Les Havanais peuvent trouver du rhum à chaque coin de rue
Nous nous aventurons dans le mercado Aroma de Ciudad, relativement luxueuse supérette d’État où l’on paie en dollars, sur la jetée — le Malecon. Sur quatre rayonnages, un est dédié au rhum Havana Club. Soit un quart des produits dans les rayons. Une telle présence s’explique d’abord par les dotations factorielles d’un pays où les importations sont particulièrement limitées. Un journaliste du Monde visitant l’île en 1984 écrit que l’« on [y] reste sur sa faim, mais [qu’]on n[‘y] meurt pas de soif : le rhum Havana Club est servi à profusion ».
Cependant, des causes agricoles ne peuvent entièrement justifier un tel phénomène.
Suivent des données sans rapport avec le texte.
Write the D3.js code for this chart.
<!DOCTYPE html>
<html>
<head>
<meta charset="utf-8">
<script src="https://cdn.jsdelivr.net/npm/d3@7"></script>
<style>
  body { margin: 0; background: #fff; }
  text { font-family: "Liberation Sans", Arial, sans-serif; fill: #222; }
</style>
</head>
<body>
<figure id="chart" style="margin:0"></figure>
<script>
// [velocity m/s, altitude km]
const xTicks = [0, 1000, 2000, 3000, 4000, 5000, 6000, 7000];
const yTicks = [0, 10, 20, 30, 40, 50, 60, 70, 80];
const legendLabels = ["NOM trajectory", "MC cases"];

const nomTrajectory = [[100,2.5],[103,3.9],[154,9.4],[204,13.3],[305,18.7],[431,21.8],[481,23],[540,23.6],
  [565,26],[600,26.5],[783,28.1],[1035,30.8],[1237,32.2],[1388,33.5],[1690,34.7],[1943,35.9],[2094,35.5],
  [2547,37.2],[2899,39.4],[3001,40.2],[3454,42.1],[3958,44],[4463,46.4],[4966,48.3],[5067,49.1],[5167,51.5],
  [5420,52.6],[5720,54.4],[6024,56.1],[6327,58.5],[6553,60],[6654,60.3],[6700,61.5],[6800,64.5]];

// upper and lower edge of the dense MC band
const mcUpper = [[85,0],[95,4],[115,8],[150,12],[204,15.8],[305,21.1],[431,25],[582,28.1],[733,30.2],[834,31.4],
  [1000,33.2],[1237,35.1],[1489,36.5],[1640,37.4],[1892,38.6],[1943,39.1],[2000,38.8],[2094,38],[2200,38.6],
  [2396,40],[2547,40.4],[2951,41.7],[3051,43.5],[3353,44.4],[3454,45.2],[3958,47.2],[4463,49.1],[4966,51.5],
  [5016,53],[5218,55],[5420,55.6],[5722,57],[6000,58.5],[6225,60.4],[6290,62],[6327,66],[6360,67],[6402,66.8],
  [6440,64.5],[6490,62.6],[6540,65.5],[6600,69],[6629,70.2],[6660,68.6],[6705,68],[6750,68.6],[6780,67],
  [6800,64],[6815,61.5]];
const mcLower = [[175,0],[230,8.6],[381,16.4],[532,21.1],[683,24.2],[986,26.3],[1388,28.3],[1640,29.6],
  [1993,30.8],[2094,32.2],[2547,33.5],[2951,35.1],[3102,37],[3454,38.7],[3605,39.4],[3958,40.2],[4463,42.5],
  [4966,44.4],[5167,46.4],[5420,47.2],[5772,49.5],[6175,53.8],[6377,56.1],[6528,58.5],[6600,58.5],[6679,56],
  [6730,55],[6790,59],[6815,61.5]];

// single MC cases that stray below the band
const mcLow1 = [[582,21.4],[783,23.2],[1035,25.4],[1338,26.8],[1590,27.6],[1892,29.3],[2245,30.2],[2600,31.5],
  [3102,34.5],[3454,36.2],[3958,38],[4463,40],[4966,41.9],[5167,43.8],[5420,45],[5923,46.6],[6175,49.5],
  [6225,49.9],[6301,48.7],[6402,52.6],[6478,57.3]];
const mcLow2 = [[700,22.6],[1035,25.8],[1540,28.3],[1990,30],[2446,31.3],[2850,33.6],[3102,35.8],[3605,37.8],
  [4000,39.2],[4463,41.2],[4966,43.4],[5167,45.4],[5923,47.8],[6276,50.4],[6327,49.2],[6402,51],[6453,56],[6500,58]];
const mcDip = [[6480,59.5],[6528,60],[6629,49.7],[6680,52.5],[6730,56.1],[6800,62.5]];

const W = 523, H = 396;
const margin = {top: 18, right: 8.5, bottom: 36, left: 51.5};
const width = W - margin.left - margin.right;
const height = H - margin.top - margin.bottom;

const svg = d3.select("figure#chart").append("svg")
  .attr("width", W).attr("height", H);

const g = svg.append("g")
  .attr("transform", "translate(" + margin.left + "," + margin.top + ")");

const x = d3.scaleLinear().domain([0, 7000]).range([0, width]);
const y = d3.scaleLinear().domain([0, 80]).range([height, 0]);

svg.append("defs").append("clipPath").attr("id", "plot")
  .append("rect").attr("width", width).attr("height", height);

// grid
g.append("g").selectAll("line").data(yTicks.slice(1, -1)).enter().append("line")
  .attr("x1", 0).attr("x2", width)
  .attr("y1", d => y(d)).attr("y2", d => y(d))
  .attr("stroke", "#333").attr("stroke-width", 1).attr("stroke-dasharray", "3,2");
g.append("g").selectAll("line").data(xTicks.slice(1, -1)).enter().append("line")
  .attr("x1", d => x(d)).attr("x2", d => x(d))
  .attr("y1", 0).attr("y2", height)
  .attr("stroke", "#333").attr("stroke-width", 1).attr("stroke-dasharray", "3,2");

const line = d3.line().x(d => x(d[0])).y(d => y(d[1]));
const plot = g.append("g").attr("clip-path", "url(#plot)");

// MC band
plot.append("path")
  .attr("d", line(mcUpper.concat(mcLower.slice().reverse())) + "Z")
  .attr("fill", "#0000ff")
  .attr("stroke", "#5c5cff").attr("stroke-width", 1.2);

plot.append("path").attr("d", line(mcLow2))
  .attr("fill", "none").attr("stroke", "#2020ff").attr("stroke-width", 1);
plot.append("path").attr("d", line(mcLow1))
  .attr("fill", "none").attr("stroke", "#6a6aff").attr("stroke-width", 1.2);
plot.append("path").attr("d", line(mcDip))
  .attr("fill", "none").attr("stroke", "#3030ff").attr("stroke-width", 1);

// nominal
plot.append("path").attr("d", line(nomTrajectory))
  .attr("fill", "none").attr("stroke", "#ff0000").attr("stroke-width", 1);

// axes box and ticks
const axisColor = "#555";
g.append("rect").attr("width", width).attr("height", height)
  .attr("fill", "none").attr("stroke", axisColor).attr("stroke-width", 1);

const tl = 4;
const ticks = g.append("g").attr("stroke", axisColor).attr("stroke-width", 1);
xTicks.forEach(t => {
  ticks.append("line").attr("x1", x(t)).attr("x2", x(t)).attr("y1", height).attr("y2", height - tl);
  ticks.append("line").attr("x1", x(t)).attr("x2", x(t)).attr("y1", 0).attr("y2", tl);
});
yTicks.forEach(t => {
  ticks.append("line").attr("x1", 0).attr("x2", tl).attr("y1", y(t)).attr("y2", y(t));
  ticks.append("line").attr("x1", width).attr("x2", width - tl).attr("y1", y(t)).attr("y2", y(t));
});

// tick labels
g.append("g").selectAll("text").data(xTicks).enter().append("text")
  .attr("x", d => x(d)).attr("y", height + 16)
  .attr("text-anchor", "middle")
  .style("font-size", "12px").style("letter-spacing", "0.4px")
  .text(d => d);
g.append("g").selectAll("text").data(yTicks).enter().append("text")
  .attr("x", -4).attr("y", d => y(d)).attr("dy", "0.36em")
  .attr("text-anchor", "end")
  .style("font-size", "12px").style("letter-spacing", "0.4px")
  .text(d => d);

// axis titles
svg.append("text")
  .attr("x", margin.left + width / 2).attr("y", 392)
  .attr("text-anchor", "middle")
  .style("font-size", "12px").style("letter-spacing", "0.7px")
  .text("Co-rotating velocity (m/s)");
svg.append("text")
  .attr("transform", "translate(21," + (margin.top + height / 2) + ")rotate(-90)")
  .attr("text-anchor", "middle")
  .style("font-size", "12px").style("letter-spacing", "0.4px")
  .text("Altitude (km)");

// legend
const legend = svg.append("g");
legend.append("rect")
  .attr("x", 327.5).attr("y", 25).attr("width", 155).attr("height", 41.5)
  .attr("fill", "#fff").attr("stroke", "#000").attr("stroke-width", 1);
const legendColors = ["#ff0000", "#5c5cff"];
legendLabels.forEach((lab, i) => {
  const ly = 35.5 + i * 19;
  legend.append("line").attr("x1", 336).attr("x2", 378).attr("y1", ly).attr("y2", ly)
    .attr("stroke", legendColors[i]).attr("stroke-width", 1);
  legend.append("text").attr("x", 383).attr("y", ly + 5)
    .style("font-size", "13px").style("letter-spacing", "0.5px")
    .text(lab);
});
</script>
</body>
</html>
Christian Barré, directeur général d’Havana Club, nous éclaire. Boire du rhum Havana Club représente pour les Cubains la marque d’un « statut social » : « ils aspirent tous à boire du Havana Club » nous explique-t-il.
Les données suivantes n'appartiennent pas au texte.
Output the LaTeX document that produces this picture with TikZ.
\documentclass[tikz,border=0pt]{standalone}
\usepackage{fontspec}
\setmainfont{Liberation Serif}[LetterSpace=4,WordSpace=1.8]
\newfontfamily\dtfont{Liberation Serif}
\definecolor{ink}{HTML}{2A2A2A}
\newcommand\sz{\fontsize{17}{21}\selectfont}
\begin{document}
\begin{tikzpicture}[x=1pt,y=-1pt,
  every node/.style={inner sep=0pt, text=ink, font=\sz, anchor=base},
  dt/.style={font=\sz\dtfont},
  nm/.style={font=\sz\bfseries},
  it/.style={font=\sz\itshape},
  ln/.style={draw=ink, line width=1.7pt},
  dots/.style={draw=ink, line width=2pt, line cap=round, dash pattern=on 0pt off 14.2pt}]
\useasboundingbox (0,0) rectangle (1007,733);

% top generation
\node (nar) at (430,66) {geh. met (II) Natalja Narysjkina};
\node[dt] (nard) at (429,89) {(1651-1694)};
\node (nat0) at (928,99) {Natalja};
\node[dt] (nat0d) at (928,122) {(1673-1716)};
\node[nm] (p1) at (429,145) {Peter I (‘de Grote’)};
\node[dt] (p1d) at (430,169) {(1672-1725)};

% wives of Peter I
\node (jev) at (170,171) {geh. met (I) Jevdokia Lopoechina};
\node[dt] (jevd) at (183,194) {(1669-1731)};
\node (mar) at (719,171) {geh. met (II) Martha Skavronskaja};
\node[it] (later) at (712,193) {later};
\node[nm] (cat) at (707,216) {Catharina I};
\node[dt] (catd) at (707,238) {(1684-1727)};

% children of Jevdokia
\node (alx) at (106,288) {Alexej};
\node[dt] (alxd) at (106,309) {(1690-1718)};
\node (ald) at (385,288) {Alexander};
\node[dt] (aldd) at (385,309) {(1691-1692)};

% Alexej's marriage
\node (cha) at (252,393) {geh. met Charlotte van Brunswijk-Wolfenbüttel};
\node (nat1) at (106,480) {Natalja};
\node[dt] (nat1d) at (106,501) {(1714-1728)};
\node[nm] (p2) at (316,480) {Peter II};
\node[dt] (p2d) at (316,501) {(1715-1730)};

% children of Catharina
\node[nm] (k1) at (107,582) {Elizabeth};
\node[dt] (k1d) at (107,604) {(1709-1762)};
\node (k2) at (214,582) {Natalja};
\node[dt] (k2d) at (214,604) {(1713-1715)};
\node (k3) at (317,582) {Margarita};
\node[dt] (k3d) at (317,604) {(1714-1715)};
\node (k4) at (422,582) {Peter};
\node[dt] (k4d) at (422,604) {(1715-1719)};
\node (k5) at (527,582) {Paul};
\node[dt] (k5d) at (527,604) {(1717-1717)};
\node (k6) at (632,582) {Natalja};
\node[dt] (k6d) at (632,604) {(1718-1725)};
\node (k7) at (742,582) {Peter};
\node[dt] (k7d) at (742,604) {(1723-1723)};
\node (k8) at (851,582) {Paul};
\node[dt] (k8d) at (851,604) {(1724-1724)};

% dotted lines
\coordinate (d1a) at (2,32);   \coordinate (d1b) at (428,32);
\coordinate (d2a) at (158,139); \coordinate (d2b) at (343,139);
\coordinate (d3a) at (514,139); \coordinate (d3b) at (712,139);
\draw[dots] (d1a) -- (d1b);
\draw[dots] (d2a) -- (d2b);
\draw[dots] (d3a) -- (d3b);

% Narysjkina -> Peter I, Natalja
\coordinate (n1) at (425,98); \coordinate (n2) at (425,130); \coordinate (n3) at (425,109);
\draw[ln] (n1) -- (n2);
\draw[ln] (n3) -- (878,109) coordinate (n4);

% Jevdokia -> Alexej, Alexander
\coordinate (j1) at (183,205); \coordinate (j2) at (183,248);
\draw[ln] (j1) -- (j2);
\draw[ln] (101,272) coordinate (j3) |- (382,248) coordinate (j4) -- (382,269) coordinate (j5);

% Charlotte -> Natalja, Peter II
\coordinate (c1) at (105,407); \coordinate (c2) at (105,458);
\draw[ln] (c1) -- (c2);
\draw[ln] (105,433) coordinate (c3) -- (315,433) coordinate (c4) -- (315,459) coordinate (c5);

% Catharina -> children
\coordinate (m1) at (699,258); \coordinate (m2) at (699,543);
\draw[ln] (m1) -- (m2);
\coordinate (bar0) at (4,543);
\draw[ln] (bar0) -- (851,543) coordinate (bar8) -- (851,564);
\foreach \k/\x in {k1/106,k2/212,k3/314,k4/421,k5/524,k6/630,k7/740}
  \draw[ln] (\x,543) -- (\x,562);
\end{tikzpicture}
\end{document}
Le rhum, patrimoine havanais
Le patrimoine de la ville est influencé par ce goût pour le rhum. Le bar El Floridita où Hemingway buvait des daïquiris, cocktail réalisé à base de rhum blanc, de jus de citron vert et de sucre, est devenu une étape obligée des circuits touristiques. Bien que vampirisé par la figure de l’auteur de Qui sonne le glas, ayant transformé le lieu en une Joconde à absolument photographier, le bar mythique témoigne de la place importante du rhum dans le patrimoine havanais. Il en va de même au restaurant Dos Hermanos, autrefois fréquenté par Hemingway et Marlon Brando, qui, sur le comptoir, présente six différentes variétés de rhum Havana Club.
Le mythique hôtel Nacional propose aussi du rhum au menu. La couleur ocre de la façade est à mi-chemin entre les pigments du rhum brun et du rhum blanc. La fontaine en azulejos, héritage colonial, fait face à un bar dans lequel on retrouve de nombreux logos Havana Club. Comme l’hôtel Nacional, le rhum est un symbole de l’île, et les logos de la marque de rhum sont autant de petits drapeaux qui parsèment la capitale.
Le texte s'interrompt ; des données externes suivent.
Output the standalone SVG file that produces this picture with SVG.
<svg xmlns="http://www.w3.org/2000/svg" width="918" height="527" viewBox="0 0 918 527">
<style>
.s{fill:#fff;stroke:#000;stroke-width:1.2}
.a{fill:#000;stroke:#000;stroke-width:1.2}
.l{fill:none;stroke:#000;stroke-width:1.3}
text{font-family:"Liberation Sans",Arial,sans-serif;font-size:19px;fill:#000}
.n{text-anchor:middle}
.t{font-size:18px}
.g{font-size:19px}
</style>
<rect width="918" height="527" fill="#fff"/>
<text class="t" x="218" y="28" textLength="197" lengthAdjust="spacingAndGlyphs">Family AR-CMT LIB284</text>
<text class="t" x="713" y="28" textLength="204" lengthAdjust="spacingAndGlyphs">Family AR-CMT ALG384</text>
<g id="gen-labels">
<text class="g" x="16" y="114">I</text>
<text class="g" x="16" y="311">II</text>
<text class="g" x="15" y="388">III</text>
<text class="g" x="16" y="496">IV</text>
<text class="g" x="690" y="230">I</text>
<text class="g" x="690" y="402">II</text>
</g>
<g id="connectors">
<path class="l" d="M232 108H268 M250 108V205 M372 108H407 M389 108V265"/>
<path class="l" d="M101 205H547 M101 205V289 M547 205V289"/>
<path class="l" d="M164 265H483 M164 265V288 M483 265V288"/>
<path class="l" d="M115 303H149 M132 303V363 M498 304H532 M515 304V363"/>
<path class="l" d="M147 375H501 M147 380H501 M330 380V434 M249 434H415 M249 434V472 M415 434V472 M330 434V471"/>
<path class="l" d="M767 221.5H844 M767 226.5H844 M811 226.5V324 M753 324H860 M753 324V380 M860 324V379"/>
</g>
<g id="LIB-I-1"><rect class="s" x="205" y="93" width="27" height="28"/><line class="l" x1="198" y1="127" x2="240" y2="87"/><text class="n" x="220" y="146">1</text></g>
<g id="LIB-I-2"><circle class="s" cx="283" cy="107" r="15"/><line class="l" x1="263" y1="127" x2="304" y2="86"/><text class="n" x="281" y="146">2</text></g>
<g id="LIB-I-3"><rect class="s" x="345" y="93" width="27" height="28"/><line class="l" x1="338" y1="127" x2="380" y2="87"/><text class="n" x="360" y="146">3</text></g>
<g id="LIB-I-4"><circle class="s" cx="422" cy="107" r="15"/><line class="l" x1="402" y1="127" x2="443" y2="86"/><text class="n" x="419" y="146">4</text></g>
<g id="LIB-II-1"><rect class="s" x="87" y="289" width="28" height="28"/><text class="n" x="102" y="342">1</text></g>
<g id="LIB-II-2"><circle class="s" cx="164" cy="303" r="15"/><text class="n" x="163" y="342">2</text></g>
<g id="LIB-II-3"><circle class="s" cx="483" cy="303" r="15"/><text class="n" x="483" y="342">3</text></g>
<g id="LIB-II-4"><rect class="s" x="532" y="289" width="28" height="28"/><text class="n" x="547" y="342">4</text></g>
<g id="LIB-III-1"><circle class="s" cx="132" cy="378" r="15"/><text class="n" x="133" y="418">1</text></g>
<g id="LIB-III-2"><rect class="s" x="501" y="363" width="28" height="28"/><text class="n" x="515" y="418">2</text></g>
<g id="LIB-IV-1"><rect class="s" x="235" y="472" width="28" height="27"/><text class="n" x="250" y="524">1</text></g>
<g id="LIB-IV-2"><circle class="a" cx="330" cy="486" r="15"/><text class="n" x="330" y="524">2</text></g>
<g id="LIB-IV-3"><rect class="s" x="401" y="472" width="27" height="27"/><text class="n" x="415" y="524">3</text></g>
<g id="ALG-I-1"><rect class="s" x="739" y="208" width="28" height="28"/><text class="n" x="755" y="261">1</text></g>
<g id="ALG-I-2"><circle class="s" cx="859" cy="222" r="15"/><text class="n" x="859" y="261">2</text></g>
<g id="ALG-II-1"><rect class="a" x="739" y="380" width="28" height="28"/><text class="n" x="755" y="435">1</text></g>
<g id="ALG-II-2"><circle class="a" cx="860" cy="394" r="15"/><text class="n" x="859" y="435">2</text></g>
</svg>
À la suite de son divorce houleux avec les États-Unis, Cuba a développé ses propres symboles : Fidel Castro et Che Guevara sont devenus des icônes mondiales, plus encore que ne le sont George Washington ou l’oncle Sam.
Havana Club est ainsi la version cubaine du Coca-Cola. L’alcool en plus, le sucre en commun. Le rhum cubain a cependant une longueur d’avance. Il a été inscrit sur la Liste représentative du patrimoine culturel immatériel de l’humanité de l’UNESCO.
Sur sa notice, l’UNESCO ne mentionne pas le savoir-faire lié à la concoction du Cuba Libre, un cocktail à base de Coca-Cola et de rhum. C’est un tort. Alliance des boissons officielles cubaines et états-uniennes, sa dégustation nous laisse espérer une paix future.